Cardiologist Wouter Basson never violated human rights or medical ethical standards when he headed South Africa’s chemical warfare programme, the Health Professions Council heard on Friday.
Former surgeon general Niel Knobel told the council he did not agree with the views of American medical ethics expert Steven Miles that Basson had violated various World Medical Association (WMA) declarations and regulations.
Basson faces four charges of unprofessional and unethical conduct.
The charges relate to his conduct as a medical doctor when he headed the country’s chemical and biological warfare research programme for the defence force in the 1980s and early 1990s during the apartheid era.
He is accused of acting unethically in the 1980s by co-operating in the large-scale production of mandrax and cocaine, and weaponising teargas and supplying it to rebel leader Jonas Savimbi in the Angolan war.
He is also accused of acting unethically by providing disorientating substances for cross-border kidnappings and making cyanide capsules available for distribution to operatives for suicide purposes.

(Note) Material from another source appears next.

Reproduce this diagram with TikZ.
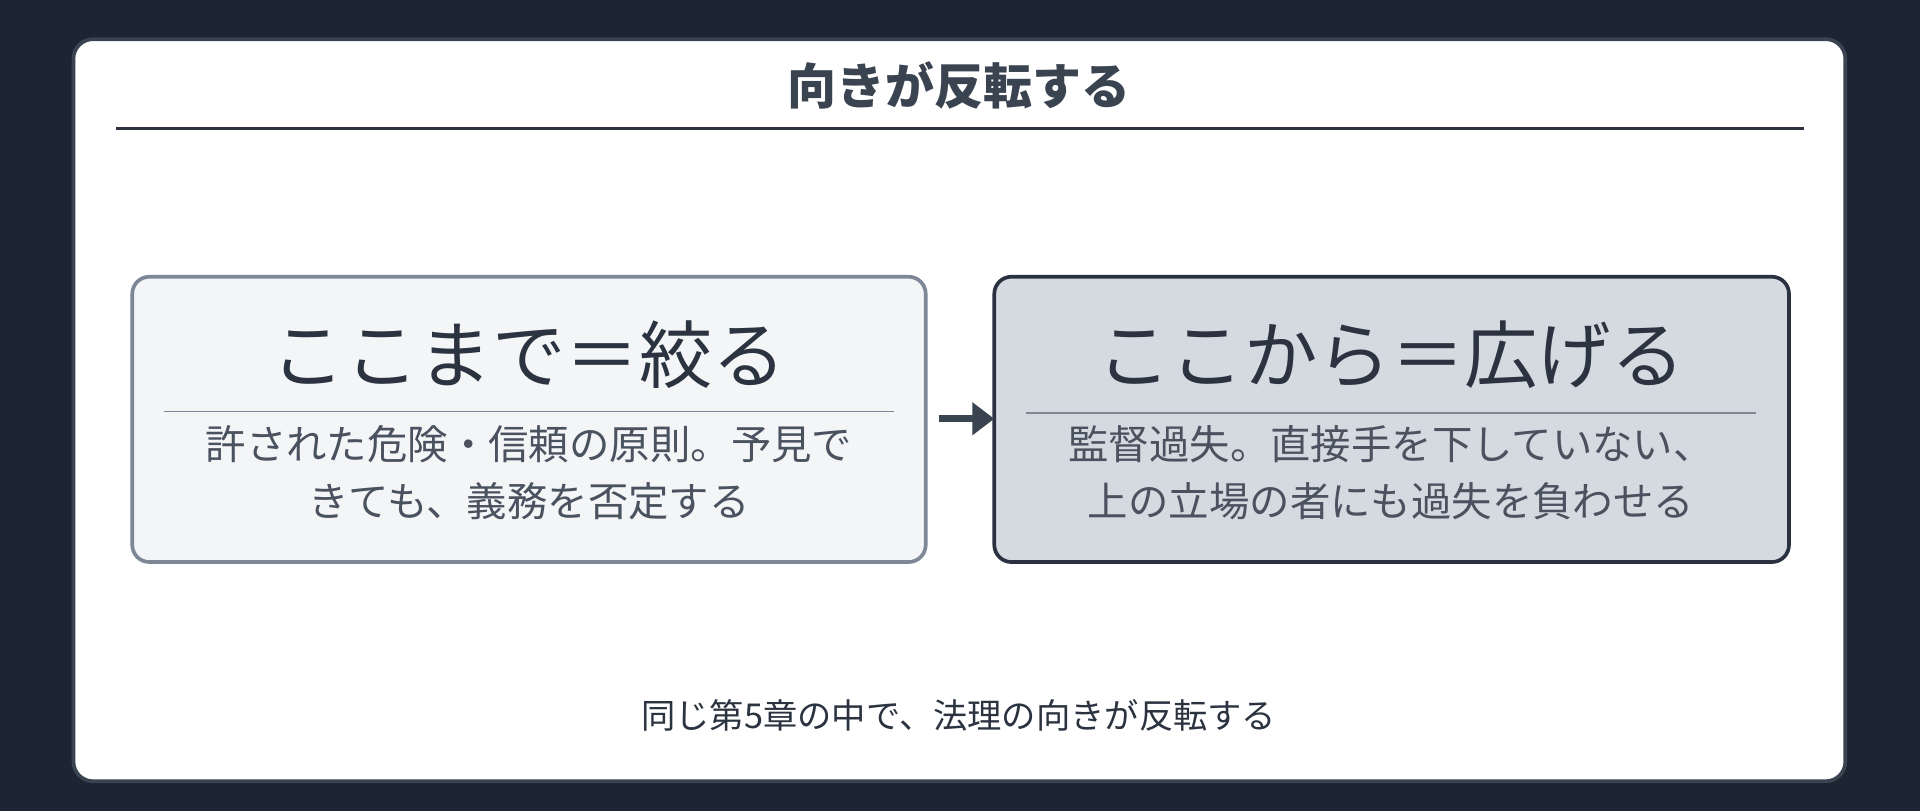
\documentclass[tikz,border=0pt]{standalone}
\usepackage{fontspec}
\setmainfont{Noto Sans CJK JP}
\usetikzlibrary{arrows.meta}
\definecolor{bgdark}{HTML}{1E2532}
\definecolor{panelline}{HTML}{3A4350}
\definecolor{inkdark}{HTML}{2B3340}
\definecolor{leftfill}{HTML}{F3F5F7}
\definecolor{leftline}{HTML}{7D8796}
\definecolor{rightfill}{HTML}{D5DAE1}
\definecolor{rightline}{HTML}{2A3140}
\definecolor{subink}{HTML}{4A5260}
\begin{document}
\begin{tikzpicture}[x=0.5pt,y=-0.5pt]
    \tikzstyle{card} = [draw, line width=1.5pt, rounded corners=7pt, inner sep=0pt]
    \tikzstyle{headline} = [font=\fontsize{30}{34}\selectfont, text=inkdark]
    \tikzstyle{subline} = [font=\fontsize{16.5}{23}\selectfont, text=subink, align=center]

    % Background and panel
    \fill[bgdark] (0,0) rectangle (1568,662);
    \useasboundingbox (0,0) rectangle (1568,662);
    \draw[panelline, fill=white, line width=1.5pt, rounded corners=8pt] (60,32) rectangle (1507,638);

    % Title
    \node[font=\bfseries\fontsize{20}{24}\selectfont, text=panelline] (title) at (783,70) {向きが反転する};
    \draw[inkdark, line width=0.9pt] (95,105) -- (1473,105);

    % Cards
    \draw[card, leftline, fill=leftfill] (108,226) rectangle (756,459);
    \draw[card, rightline, fill=rightfill] (812,226) rectangle (1461,459);
    \coordinate (lcard) at (756,342);
    \coordinate (rcard) at (812,342);

    \node[headline] (lhead) at (432,290) {ここまで＝絞る};
    \draw[leftline, line width=0.7pt] (134,336) -- (730,336);
    \node[subline] (lsub) at (432,386) {許された危険・信頼の原則。予見で\\きても、義務を否定する};

    \node[headline] (rhead) at (1136,290) {ここから＝広げる};
    \draw[leftline, line width=0.7pt] (838,337) -- (1434,337);
    \node[subline] (rsub) at (1136,386) {監督過失。直接手を下していない、\\上の立場の者にも過失を負わせる};

    % Arrow
    \draw[-{Triangle[length=9pt,width=13pt]}, line width=3pt, panelline, shorten <=5.5pt] (lcard) -- (rcard);

    % Footer
    \node[font=\fontsize{14}{17}\selectfont, text=inkdark] (foot) at (783,584) {同じ第5章の中で、法理の向きが反転する};
\end{tikzpicture}
\end{document}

Knobel said Basson had been deployed as a special forces soldier during that time and not a medical doctor.
‘No doctor-patient relationship’
“If he’s deployed as a soldier and he carries a weapon, he’s entitled to defend himself and his colleagues. In a combat situation he’s part of a combat unit and there’s no doctor-patient relationship,” he said.
“If afterwards, one of his colleagues is wounded and he attends to him, then he’s acting as a medical doctor.”

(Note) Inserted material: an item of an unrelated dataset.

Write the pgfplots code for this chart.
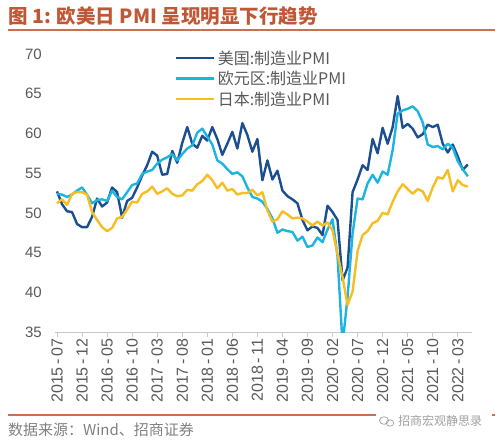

He said the war in Angola was not conventional, as the opposing forces did not recognise international treaties and conventions.
“Circumstances might lead one to a situation where ethics in a time of war are not always the same as in a time of peace.”
He said he did not regard it as unethical for a medical doctor to provide a soldier with a cyanide capsule under certain circumstances.
Knobel argued that medical conventions and ethics had changed with development of new technology.
“In our country it was totally illegal to perform an abortion. Today if a doctor in a state hospital refused to perform an abortion, he or she will probably be charged. Our ethical rules change as we go along,” he said.
“I’m a member of the WMA, but we have to realise it’s not a perfect world we live in. Attitudes change and the world we live in changes along with them.”
He said the aim of the chemical warfare programme had always been to develop a defensive capability without using lethal or harmful substances.
He testified that the research material gathered under the programme was still regarded as a national asset and that former president Nelson Mandela had approved the safe storage of the material and the continuation of the defensive chemical warfare programme in 1997.